# [Direction]
Leave out the pictures and copy each record below exactly.

[Records excerpted from a collection]

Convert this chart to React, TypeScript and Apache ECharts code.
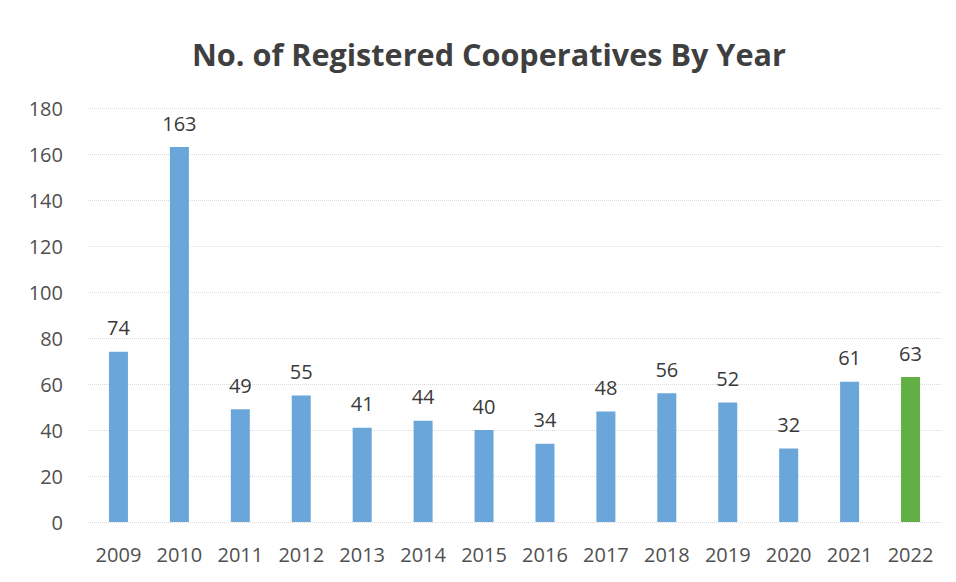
import React, { useEffect, useRef } from "react";
import * as echarts from "echarts";

const years = ["2009", "2010", "2011", "2012", "2013", "2014", "2015", "2016", "2017", "2018", "2019", "2020", "2021", "2022"];
const counts = [74, 163, 49, 55, 41, 44, 40, 34, 48, 56, 52, 32, 61, 63];
const highlightYear = "2022";

export default function App() {
  const ref = useRef<HTMLDivElement>(null);
  useEffect(() => {
    if (!ref.current) return;
    const chart = echarts.init(ref.current, null, { renderer: "svg" });
    const font = "'Open Sans', 'Noto Sans', sans-serif";
    chart.setOption({
      animation: false,
      backgroundColor: "#ffffff",
      title: {
        text: "No. of Registered Cooperatives By Year",
        left: 187,
        top: 33,
        textStyle: { fontFamily: font, fontSize: 30.6, fontWeight: "bold", color: "#3f3f3f" },
      },
      grid: { left: 88, right: 15, top: 108, bottom: 60, containLabel: false },
      xAxis: {
        type: "category",
        data: years,
        axisLine: { show: false },
        axisTick: { show: false },
        axisLabel: { fontFamily: font, fontSize: 20, color: "#505050", margin: 22 },
      },
      yAxis: {
        type: "value",
        min: 0,
        max: 180,
        interval: 20,
        axisLine: { show: false },
        axisTick: { show: false },
        axisLabel: { fontFamily: font, fontSize: 20, color: "#505050", margin: 25 },
        splitLine: { lineStyle: { color: "#d9d9d9", type: "dotted", width: 1 } },
      },
      series: [
        {
          type: "bar",
          barWidth: 19,
          data: counts.map((v, i) => ({
            value: v,
            itemStyle: { color: years[i] === highlightYear ? "#62b045" : "#6aa6da" },
          })),
          label: {
            show: true,
            position: "top",
            distance: 14,
            fontFamily: font,
            fontSize: 20,
            color: "#3a3a3a",
          },
        },
      ],
    });
    return () => chart.dispose();
  }, []);
  return <div ref={ref} style={{ position: "fixed", left: 0, top: 0, width: 956, height: 582 }} />;
}
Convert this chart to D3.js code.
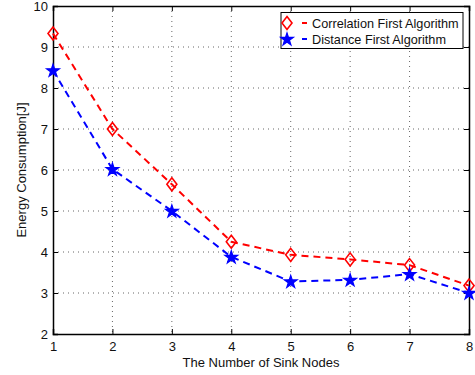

# [Completed task]
Convert this chart to React, TypeScript and Apache ECharts code.
import React, { useEffect, useRef } from "react";
import * as echarts from "echarts";

const years = ["2009", "2010", "2011", "2012", "2013", "2014", "2015", "2016", "2017", "2018", "2019", "2020", "2021", "2022"];
const counts = [74, 163, 49, 55, 41, 44, 40, 34, 48, 56, 52, 32, 61, 63];
const highlightYear = "2022";

export default function App() {
  const ref = useRef<HTMLDivElement>(null);
  useEffect(() => {
    if (!ref.current) return;
    const chart = echarts.init(ref.current, null, { renderer: "svg" });
    const font = "'Open Sans', 'Noto Sans', sans-serif";
    chart.setOption({
      animation: false,
      backgroundColor: "#ffffff",
      title: {
        text: "No. of Registered Cooperatives By Year",
        left: 187,
        top: 33,
        textStyle: { fontFamily: font, fontSize: 30.6, fontWeight: "bold", color: "#3f3f3f" },
      },
      grid: { left: 88, right: 15, top: 108, bottom: 60, containLabel: false },
      xAxis: {
        type: "category",
        data: years,
        axisLine: { show: false },
        axisTick: { show: false },
        axisLabel: { fontFamily: font, fontSize: 20, color: "#505050", margin: 22 },
      },
      yAxis: {
        type: "value",
        min: 0,
        max: 180,
        interval: 20,
        axisLine: { show: false },
        axisTick: { show: false },
        axisLabel: { fontFamily: font, fontSize: 20, color: "#505050", margin: 25 },
        splitLine: { lineStyle: { color: "#d9d9d9", type: "dotted", width: 1 } },
      },
      series: [
        {
          type: "bar",
          barWidth: 19,
          data: counts.map((v, i) => ({
            value: v,
            itemStyle: { color: years[i] === highlightYear ? "#62b045" : "#6aa6da" },
          })),
          label: {
            show: true,
            position: "top",
            distance: 14,
            fontFamily: font,
            fontSize: 20,
            color: "#3a3a3a",
          },
        },
      ],
    });
    return () => chart.dispose();
  }, []);
  return <div ref={ref} style={{ position: "fixed", left: 0, top: 0, width: 956, height: 582 }} />;
}
Convert this chart to D3.js code.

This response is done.